No campo científico e tecnológico, a MM cita o uso da energia nuclear; o surgimento dos produtos sintéticos; a automação; o desenvolvimento das comunicações; a rapidez crescente dos meios de transporte; a modernização da agricultura; e o início da conquista dos espaços interplanetários (MM 44).
No campo social, fala da difusão dos seguros sociais e da previdência social; a maior responsabilidade dos sindicatos perante os problemas econômicos e sociais; crescente mobilidade social; o interesse do homem de cultura média pelos acontecimentos diários de repercussão mundial; o grande desnível entre zonas economicamente desenvolvidas e outras menos desenvolvidas dentro de cada país e ainda grande desnível entre os países desenvolvidos de então e os em vias de desenvolvimento (MM 45).
No campo político,  os temas de maior relevância são a independência política dos povos da África e da Ásia e o declínio dos regimes coloniais (MM 46).
Algumas outras temáticas são desenvolvidas e alargadas em relação aos ensinamentos anteriores como a subsidiariedade; a socialização  que entendida como a multiplicação progressiva das relações dentro da convivência social, comportando a associação de várias formas de vida e de atividade, e a criação de instituições jurídicas (MM 56), tem numerosas vantagens (MM 58); a justiça e a equidade que devem versar na remuneração justa do trabalho, uma vez que “o progresso social deve acompanhar e igualar o desenvolvimento econômico, de modo que todas as categorias sociais tenham parte nos produtos obtidos em maior quantidade” (MM 70); a estrutura econômica que também deve ser justa e priorizar pela participação de todos sejam nas grandes estruturas, nas empresas artesanais e nas cooperativas; ainda trata da propriedade privada e sua função social, que deriva da natureza mesma do direito de propriedade (MM 117).
Quanto aos aspectos recentes da questão social, a MM toca na relação trabalhadores e empresários e nas relações entre distintos setores da economia.

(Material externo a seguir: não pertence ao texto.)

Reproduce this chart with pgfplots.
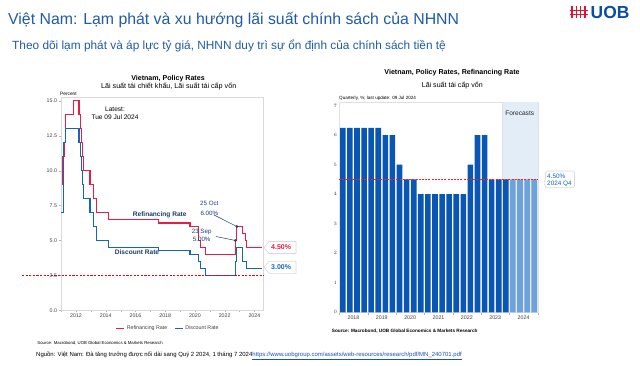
\documentclass[border=0pt]{standalone}
\usepackage{pgfplots}
\pgfplotsset{compat=1.18}
\usepackage{fontspec}
\setmainfont{Liberation Sans}
\newcommand{\fs}[2]{\fontsize{#1}{#2}\selectfont}
\definecolor{hdrblue}{HTML}{1F5BA8}
\definecolor{refired}{HTML}{EC1B42}
\definecolor{discblue}{HTML}{1565C0}
\definecolor{navy}{HTML}{1F3A6E}
\definecolor{bardark}{HTML}{0A56B4}
\definecolor{barlight}{HTML}{6EA2DA}
\definecolor{fcbg}{HTML}{E2EDF8}
\definecolor{uobred}{HTML}{E8112D}
\definecolor{uobblue}{HTML}{0A4DA2}
\definecolor{linkblue}{HTML}{1A4FC4}
\definecolor{tickgray}{HTML}{404040}
\definecolor{dashred}{rgb}{0.93,0.15,0.15}
\definecolor{darkdashred}{rgb}{0.82,0.05,0.05}
\begin{document}
\begin{tikzpicture}[x=1bp,y=1bp]
\useasboundingbox (0,0) rectangle (640,365);
\fill[white] (0,0) rectangle (640,365);
% header
\node[anchor=base west,inner sep=0,text=hdrblue] at (8,341) {\fs{15.9}{18}Việt Nam: Lạm phát và xu hướng lãi suất chính sách của NHNN};
\node[anchor=base west,inner sep=0,text=hdrblue] at (12,316) {\fs{11.9}{13}Theo dõi lạm phát và áp lực tỷ giá, NHNN duy trì sự ổn định của chính sách tiền tệ};
% UOB logo
\foreach \xx in {572,576.3,580.6,585}{\draw[uobred,line width=1.5] (\xx,346.5) -- (\xx,358.5);}
\draw[uobred,line width=1.3] (569.5,354.3) -- (587.5,354.3);
\draw[uobred,line width=1.3] (569.5,350.3) -- (587.5,350.3);
\node[anchor=base west,inner sep=0,text=uobblue] at (590.5,346.7) {\bfseries\fs{17.5}{19}UOB};

% ===== left chart =====
\node[anchor=base,inner sep=0] at (168,285) {\bfseries\fs{7.1}{8}Vietnam, Policy Rates};
\node[anchor=base,inner sep=0] at (168.7,276.7) {\fs{7.2}{8}Lãi suất tái chiết khấu, Lãi suất tái cấp vốn};
\node[anchor=base west,inner sep=0] at (60,270) {\fs{4.8}{5}Percent};
\begin{axis}[
  at={(60.7bp,54.7bp)}, anchor=south west,
  scale only axis, width=202.6bp, height=213bp,
  xmin=2010.97, xmax=2024.6, ymin=0, ymax=15.25,
  clip=false,
  axis line style={draw=black!15},
  xtick={2012,2014,...,2024},
  xticklabels={2012,2014,2016,2018,2020,2022,2024},
  minor xtick={2011,2013,...,2023},
  ytick={0,2.5,...,15},
  yticklabels={0.0,2.5,5.0,7.5,10.0,12.5,15.0},
  xtick pos=bottom, ytick pos=left,
  tick align=outside, major tick length=2bp, minor tick length=1.5bp,
  tick style={black!30},
  ticklabel style={font=\fs{5.3}{6}, text=tickgray},
  yticklabel style={inner sep=1.5bp},
  xticklabel style={inner sep=1.5bp},
  legend style={at={(0.53,-0.085)}, anchor=center, draw=none, fill=none, font=\fs{5.3}{6}, text=tickgray,
    /tikz/every even column/.append style={column sep=5bp}},
  legend columns=2,
  legend image code/.code={\draw[#1,line width=1.2bp] (0,0) -- (8bp,0);},
]
\coordinate (l1) at (axis cs:2008.37,2.5);
\coordinate (l2) at (axis cs:2024.6,2.5);
\addplot[const plot, color=refired, line width=1.1bp] coordinates {
(2011.04,9) (2011.1,11) (2011.2,12) (2011.31,14) (2011.82,15) (2012.2,14) (2012.29,13) (2012.36,12) (2012.43,11) (2012.5,10) (2012.94,9) (2013.2,8) (2013.36,7) (2014.18,6.5) (2017.54,6.25) (2019.67,6) (2020.23,5) (2020.35,4.5) (2020.73,4) (2022.72,5) (2022.82,6) (2023.2,5.5) (2023.38,5) (2023.47,4.5) (2024.54,4.5)};
\addlegendentry{Refinancing Rate}
\addplot[const plot, color=discblue, line width=1.1bp] coordinates {
(2010.97,7) (2011.15,12) (2011.31,13) (2012.2,12) (2012.29,11) (2012.36,10) (2012.44,9) (2012.5,8) (2012.94,7) (2013.2,6) (2013.36,5) (2014.18,4.5) (2017.54,4.25) (2019.67,4) (2020.23,3.5) (2020.35,3) (2020.73,2.5) (2022.72,3.5) (2022.82,4.5) (2023.2,3.5) (2023.47,3) (2024.54,3)};
\addlegendentry{Discount Rate}
\addplot[only marks, mark=o, mark size=1.1bp, color=navy, line width=0.5bp, forget plot] coordinates {(2022.82,6) (2022.72,5)};
\coordinate (p6) at (axis cs:2022.82,6);
\coordinate (p5) at (axis cs:2022.72,5);
\end{axis}
\draw[darkdashred, dash pattern=on 2.2bp off 1.4bp, line width=0.9bp] (l1) -- (l2);
\node[anchor=base,inner sep=0] at (115,253.3) {\fs{6.6}{7}Latest:};
\node[anchor=base,inner sep=0] at (115,245.7) {\fs{6.6}{7}Tue 09 Jul 2024};
\node[inner sep=0,text=navy] at (159.7,149.7) {\bfseries\fs{6.6}{7}Refinancing Rate};
\node[inner sep=0,text=navy] at (137,113) {\bfseries\fs{6.6}{7}Discount Rate};
\node[inner sep=0,text=navy] at (209.3,161.3) {\fs{6.2}{7}25 Oct};
\node[inner sep=0,text=navy] at (209.3,151.7) {\fs{6.2}{7}6.00\%};
\node[inner sep=0,text=navy] at (201.7,133) {\fs{6.2}{7}23 Sep};
\node[inner sep=0,text=navy] at (201.7,125.7) {\fs{6.2}{7}5.00\%};
\draw[navy,line width=0.5bp] (214,150) -- (p6);
\draw[navy,line width=0.5bp] (216,128.5) -- (p5);
% tags
\draw[black!15,fill=white,line width=0.6bp] (264,117.5) -- (269,123.5) -- (296,123.5) -- (296,111.5) -- (269,111.5) -- cycle;
\node[anchor=west,inner sep=0,text=refired] at (271,117.5) {\bfseries\fs{7}{8}4.50\%};
\draw[black!15,fill=white,line width=0.6bp] (264,97.7) -- (269,103.7) -- (296,103.7) -- (296,91.7) -- (269,91.7) -- cycle;
\node[anchor=west,inner sep=0,text=discblue] at (271,97.7) {\bfseries\fs{7}{8}3.00\%};
\node[anchor=base west,inner sep=0] at (37.3,21) {\fs{4.3}{5}Source: Macrobond, UOB Global Economics \& Markets Research};

% ===== right chart =====
\node[inner sep=0] at (452,292.7) {\bfseries\fs{7.1}{8}Vietnam, Policy Rates, Refinancing Rate};
\node[inner sep=0] at (452.3,279.3) {\fs{7.1}{8}Lãi suất tái cấp vốn};
\node[anchor=west,inner sep=0] at (339,266.3) {\fs{4.6}{5}Quarterly, \%; last update: 09 Jul 2024};
\begin{axis}[
  at={(338.7bp,52.7bp)}, anchor=south west,
  scale only axis, width=199.6bp, height=210bp,
  xmin=-0.58, xmax=27.58, ymin=0, ymax=7.115,
  axis line style={draw=black!12},
  xtick={1.5,5.5,...,25.5},
  xticklabels={2018,2019,2020,2021,2022,2023,2024},
  minor xtick={-0.5,3.5,...,27.5},
  ytick={0,1,...,7},
  xtick pos=bottom, ytick pos=left,
  tick align=outside, major tick length=0bp, minor tick length=3bp,
  minor tick style={black!30},
  ticklabel style={font=\fs{5.3}{6}, text=tickgray},
  yticklabel style={inner sep=1.5bp},
  xticklabel style={inner sep=3bp},
]
\fill[fcbg] (axis cs:22.5,0) rectangle (axis cs:27.58,7.115);
\draw[black!12,line width=0.5bp] (axis cs:22.5,0) -- (axis cs:22.5,7.115);
\addplot[ybar, bar width=5.6bp, bar shift=0pt, fill=bardark, draw=none] coordinates {
(0,6.25) (1,6.25) (2,6.25) (3,6.25) (4,6.25) (5,6.25) (6,6) (7,6) (8,5) (9,4.5) (10,4.5)
(11,4) (12,4) (13,4) (14,4) (15,4) (16,4) (17,4) (18,5) (19,6) (20,6) (21,4.5) (22,4.5) (23,4.5)};
\addplot[ybar, bar width=5.6bp, bar shift=0pt, fill=barlight, draw=none] coordinates {
(24,4.5) (25,4.5) (26,4.5) (27,4.5)};
\coordinate (r1) at (axis cs:-0.58,4.5);
\coordinate (r2) at (axis cs:27.58,4.5);
\end{axis}
\draw[dashred, dash pattern=on 2bp off 1.2bp, line width=1.4bp] (r1) -- (r2);
\node[inner sep=0,text=black!85] at (519.7,251.7) {\fs{6.6}{7}Forecasts};
\draw[black!15,fill=white,line width=0.6bp,rounded corners=1.5bp] (543,182) -- (545.5,184.5) -- (545.5,194) -- (574.5,194) -- (574.5,177.3) -- (545.5,177.3) -- (545.5,179.5) -- cycle;
\node[anchor=west,inner sep=0,text=discblue] at (547,189) {\fs{6.4}{7}4.50\%};
\node[anchor=west,inner sep=0,text=discblue] at (547,181.3) {\fs{6.4}{7}2024 Q4};
\node[anchor=west,inner sep=0] at (331.7,34) {\bfseries\fs{4.7}{5}Source: Macrobond, UOB Global Economics \& Markets Research};

% footer
\node[anchor=west,inner sep=0] at (36,9.3) {\fs{6}{7}Nguồn: Việt Nam: Đà tăng trưởng được nối dài sang Quý 2 2024, 1 tháng 7 2024\textcolor{linkblue}{\underline{https://www.uobgroup.com/assets/web-resources/research/pdf/MN\_240701.pdf}}};
\end{tikzpicture}
\end{document}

Dedica vários números (120-149) para o setor agrário. Ainda apresenta o desequilíbrio entre população e meio de subsistência; e as relações entre as regiões de desigual desenvolvimento que conforme o n. 154 talvez seja o maior problema da época moderna.
Como se nota, a MM acentua o caráter de continuidade e inovação do patrimônio da doutrina social da Igreja. No entanto, o método de análise desta encíclica de 1961 difere dos anteriores por optar adotar a realidade como ponto de partida da reflexão, através do “ver-julgar-agir”. Em se tratando de novidade a MM destaca dois fenômenos: a socialização (59-67) e sua ambiguidade, já que tanto pode anular a pessoa, como pode e deve oferecer-lhe inumeráveis oportunidades de enriquecimento; e a desigualdade premente em todos os níveis, que tripartiu o mundo em países do primeiro, do segundo e do terceiro mundo.
Apesar de alguns anos já terem passado, o ensinamento da MM ainda continua atual em muitos pontos, de modo que ilumina o tempo de hoje. A querida preocupação com o setor agrícola exacerbou-se de tal forma que com a criação das sementes transgênicas, quase nenhum pequeno agricultor permanece no campo, inchando os centros urbanos. Esse êxodo talvez seja uma das causas da demasiada violência e das condições inumanas que muitos vivem, sobretudo nas grandes cidades. Outra preocupação sentida tanto outrora como hoje se constitui no mau uso das descobertas científicas, que acabam por turvar a dignidade humana em muitos aspectos e situações. O espírito hedonista, a pobreza gritante, os salários injustos, as condições indignas de trabalho, etc. se enquadram neste rol de preocupações atuais que a MM pode iluminar.
Entre o contraste flagrante do progresso científico e técnico e o regresso dos valores humanos, a MM tenta levar a cabo a missão de imprimir um caráter mais humano e cristão ao mundo de hoje.